Take the time to listen to what you have just played….

// Yesterday I had a session in Cologne with Dieter Manderscheid, from which I took away some fantastic points of advice. The list below relates directly to solo performance and discovery – all of which I endeavour to implement further into my own practice:

  • Instead of beginning with the most difficult part of a piece, allow yourself to warm up towards that moment —> ground yourself with the instrument – tune in, resonate with the sounds and connect yourself to the intonation. For the double bass, the partial series is particularly useful in this regard – starting from subtlety and building further from this.
  • Start with a mood. As a soloist, it is both normal and useful to choose from a pool of ideas during performance. However, it is important to take time with this, and to build form gradually and mindfully in consideration of the listener. Development takes time.
  • Practice silence. Barre Phillips previously said that he would perform a solo concert for himself each and every week. And indeed, this is something that can often be overlooked as a soloist.
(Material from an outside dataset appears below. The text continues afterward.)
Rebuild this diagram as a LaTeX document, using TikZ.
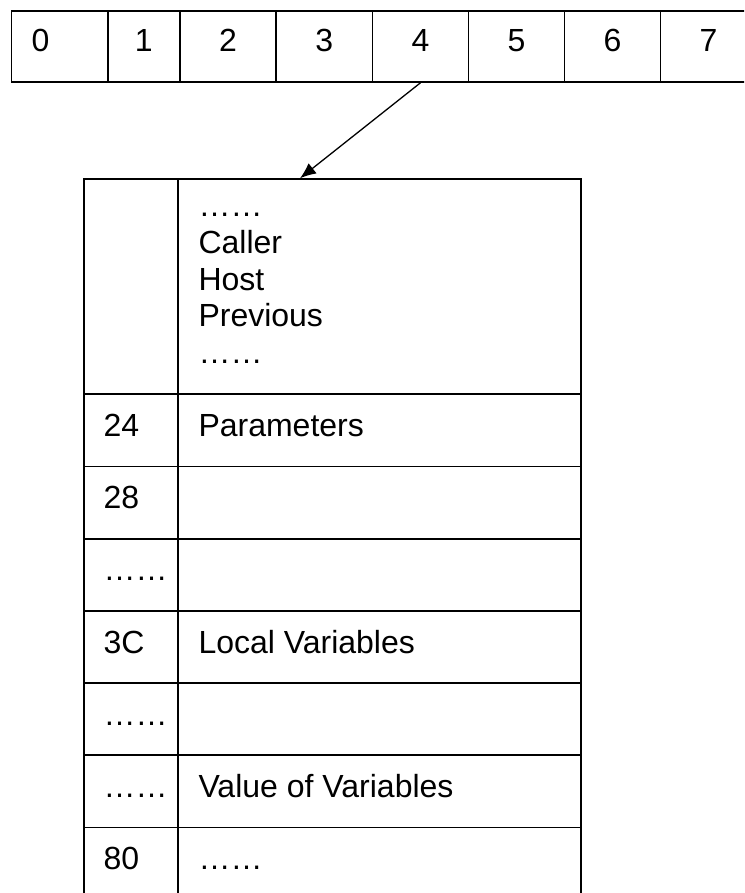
\documentclass[tikz,border=0pt]{standalone}
\usepackage{fontspec}
\setmainfont{Liberation Sans}
\usetikzlibrary{arrows.meta,positioning}
\tikzset{
  slot/.style={draw,line width=1.8pt,inner sep=0pt,anchor=north west},
  entry/.style={inner sep=0pt,font=\fontsize{32}{36.5}\selectfont},
}

\begin{document}
\begin{tikzpicture}[x=1pt,y=-1pt]
  \useasboundingbox (0,0) rectangle (744,893);
  \clip (0,0) rectangle (744,893);

  % register row along the top
  \foreach \i/\x/\w in {
    0/10.5/96.2,
    1/106.7/72.3,
    2/179.0/96.3,
    3/275.3/96.3,
    4/371.6/95.9,
    5/467.5/96.1,
    6/563.6/95.9,
    7/659.5/96.0
  }{
    \node[slot,minimum width=\w pt,minimum height=71pt] (c\i) at (\x,10) {};
  }
  \foreach \i in {1,...,7}{
    \node[entry,anchor=base] (d\i) at (c\i.center |- 0,52) {\i};
  }
  \node[entry,anchor=base west] (d0) at (31.5,52) {0};

  % frame layout below
  \node[slot,minimum width=94.6pt,minimum height=215pt] (hl) at (82.7,178.3) {};
  \node[slot,minimum width=402.7pt,minimum height=215pt] (hr) at (177.3,178.3) {};
  \foreach \t [count=\k from 0] in {……,Caller,Host,Previous,……}{
    \node[entry,anchor=base west] (h\k) at (198.3,217+36.5*\k) {\t};
  }

  \foreach \k/\addr/\what in {
    0/24/Parameters,
    1/28/,
    2/……/,
    3/3C/Local Variables,
    4/……/,
    5/……/Value of Variables,
    6/80/……
  }{
    \node[slot,minimum width=94.6pt,minimum height=72.2pt]
      (a\k) at (82.7,393.3+72.2*\k) {};
    \node[slot,minimum width=402.7pt,minimum height=72.2pt]
      (v\k) at (177.3,393.3+72.2*\k) {};
    \node[entry,anchor=base west] (at\k) at (103.3,436.5+72.2*\k) {\addr};
    \node[entry,anchor=base west] (vt\k) at (198.3,436.5+72.2*\k) {\what};
  }

  \coordinate (link) at (300,178.3);
  \draw[line width=1.3pt,-{Latex[length=16pt,width=13pt]}] (c4.south) -- (link);
\end{tikzpicture}
\end{document}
With so much solitary time spent in a practice room, one can forget to see the bigger picture and to practice the moments that matter most – for example, silence and pause.
  • We don’t have to play all of the time. Instead, take breaks. —> Take the time to listen to what you just played.
  • What comes out during a solo performance is what we often do most in the practice room.
  • Experiment with rest and density.


On a personal note, I particularly resonated with the idea of listening to what has just happened. This in itself can add a sense of mindfulness and relaxation to the pressures of solo performance, training one as an individual to feel comfortable within the moment and to be guided by the energy that is felt from within, and also from the room.

On a broader note of reflection, the aforementioned topics above can be made relatable to any musician who is embarking upon a journey of soloistic development. Irregardless of level, it takes a certain shift in mindset to embrace the vulnerability of individual discovery; thus, a deeper level of awareness is vital in preserving the beauty of spontaneous exploration and intuition (in combination with progressing technical discovery).